Пусть же на могилах товарищей вознесется
          Из нас – памятник побед!



ХОРОШИЙ БУРЖУА

Когда он лежал еще в колыбели,
У него был череп атташе,
И уже наметиться сумели
Черты бюрократа in spe.

В семь лет из полена любого
Он вырезывал себе кинжал.
Отец сиял от мужества такого,
Какое в сыне своем прозевал.

В двенадцать лет он был уже ярок
И в школе известен всем,
Как собиратель почтовых марок
И пикантных книжек вместе с тем.

В шестнадцать оказался среди пациентов
врача по накожным от пяти до семи.
Потом, по обычаю старых студентов,
Влюбился в девушку из лучшей семьи.

В восемнадцать нашлась юная прачка
За одной из соседних стен.
Потом потребовалась от отца подачка:
На то отец и джентльмен!

В двадцать уже с плешью на макушке
Поступает он в банк.
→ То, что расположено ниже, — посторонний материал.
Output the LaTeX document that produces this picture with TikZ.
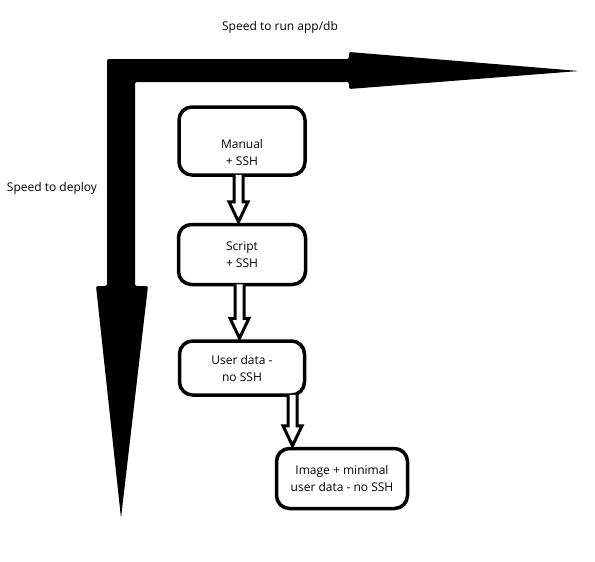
\documentclass[tikz,border=0pt]{standalone}
\usepackage{fontspec}
\setmainfont{Open Sans}
\usepackage{tikz}
\usetikzlibrary{positioning,calc}
\tikzstyle{stage} = [rectangle, rounded corners=13pt, draw=black, line width=3.5pt, text centered, align=center, font=\fontsize{12}{17}\selectfont]
\tikzstyle{axislabel} = [font=\fontsize{12}{14}\selectfont]
\tikzstyle{hollow} = [draw=black, line width=3pt, line join=miter, fill=white]
\tikzstyle{axis} = [fill=black, rounded corners=2pt]
% open double-walled arrow from a box edge down to a tip
\newcommand{\hollowarrow}[2]{%
  \draw[hollow] ($(#2 |- #1)+(-4.5,-2)$) -- ($(#2)+(-4.5,-20)$) -- ($(#2)+(-9.5,-20)$) -- (#2)
    -- ($(#2)+(9.5,-20)$) -- ($(#2)+(4.5,-20)$) -- ($(#2 |- #1)+(4.5,-2)$);}

\begin{document}
\begin{tikzpicture}[x=1pt, y=-1pt]
\useasboundingbox (0,0) rectangle (595,562);

% the two speed axes
\fill[axis] (107,59) -- (349,59) -- (349,52) -- (579,71) -- (349,89) -- (349,82) -- (135,82)
  -- (135,286) -- (148,286) -- (121,518) -- (96,286) -- (107,286) -- cycle;
\node (runlabel) [axislabel] at (280,27) {Speed to run app/db};
\node (deploylabel) [axislabel] at (52,188) {Speed to deploy};

\node (manual) [stage, minimum width=126pt, minimum height=68pt] at (242,141) {\rule{0pt}{33pt}Manual\\ + SSH};
\node (script) [stage, minimum width=127pt, minimum height=60pt, below=46pt of manual] {Script\\ + SSH};
\node (userdata) [stage, minimum width=125pt, minimum height=54pt, below=53pt of script] {User data -\\ no SSH};
\node (image) [stage, minimum width=131pt, minimum height=60pt, below=50pt of userdata, xshift=100pt] {Image + minimal\\ user data - no SSH};

\coordinate (tipA) at ($(script.north)+(-3.5,-1)$);
\coordinate (tipB) at ($(userdata.north)+(-2.5,-1)$);
\coordinate (tipC) at ($(image.north)+(-49.5,-1)$);
\hollowarrow{manual.south}{tipA}
\hollowarrow{script.south}{tipB}
\hollowarrow{userdata.south}{tipC}
\end{tikzpicture}
\end{document}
Он живет
Отдельно в меблированной комнатушке,
А политически он – патриот.

В двадцать четыре он астматик. Прилично
Получает и зачислен в штат.
Женился на девушке несимпатичной,
Но она с деньгами, как говорят.

В двадцать семь он стал видной фигурой
Среди моралистов, что опеку блюдут
Над театром и литературой,
И даже внес новые пункты в статут.

В тридцать старость пришла спозаранку.
Ему некуда больше шагнуть.
И шагами первого бухгалтера банка
Завершает он жизненный путь.

У его сына уже в колыбели
Был череп, как у атташе,
И уже наметиться сумели
Черты бюрократа in spe.


СОН НОСКЕ

Прошлой ночью вдруг
Господин Носке проснулся, испытав испуг:
«Что же это такое?
Я поужинал очень умеренно,
А мой сын довольно злонамеренно
Лишил меня всякого покоя!»

Господин Носке заметался туда и сюда.
«Быть может, салат все же тяжелая еда?»
Но когда взор его в темноту углубился,
Ему снова страшный сон приснился.

Он стоял ночью у Ландверканала,
И мертвая женщина, глаз не тая,
Поднялась из воды: по лицу ее стекала
Темной крови струя.
И поднялись – с тою же застылостью очей –
Массы и массы за ней,
Вонзая в него взоры со всех сторон:
«Это все сделал он!»

И вот в Тиргартен сбежал он тогда,
Но тысячи криков донеслись и сюда,
И протянулсь руки вслед:
«Ты не уйдешь от нас, нет!»

И вдруг затих этот хор мертвецов.
Какой-то человек шел из-за кустов,
Кровавый след на виске храня,
И сказал: «Ты не помнишь меня?»

Он к Бранденбургским воротам пустился бежать
И стал звать друзей своих он.
Но встала перед ним пролетариев рать
С тысячами красных знамен.
Они не отказали ему в своем привете:
«Тебя мы примем, как никого на свете!»

Тут господин Носке застыл, как лед,
Проснулся и вытер холодный пот.
И рассмеялся: «Что за глупая шутка!
Это ведь было лет десять назад.
Да и вообще сны зависят от желудка.
Быть может, действительно, тяжел был салат?»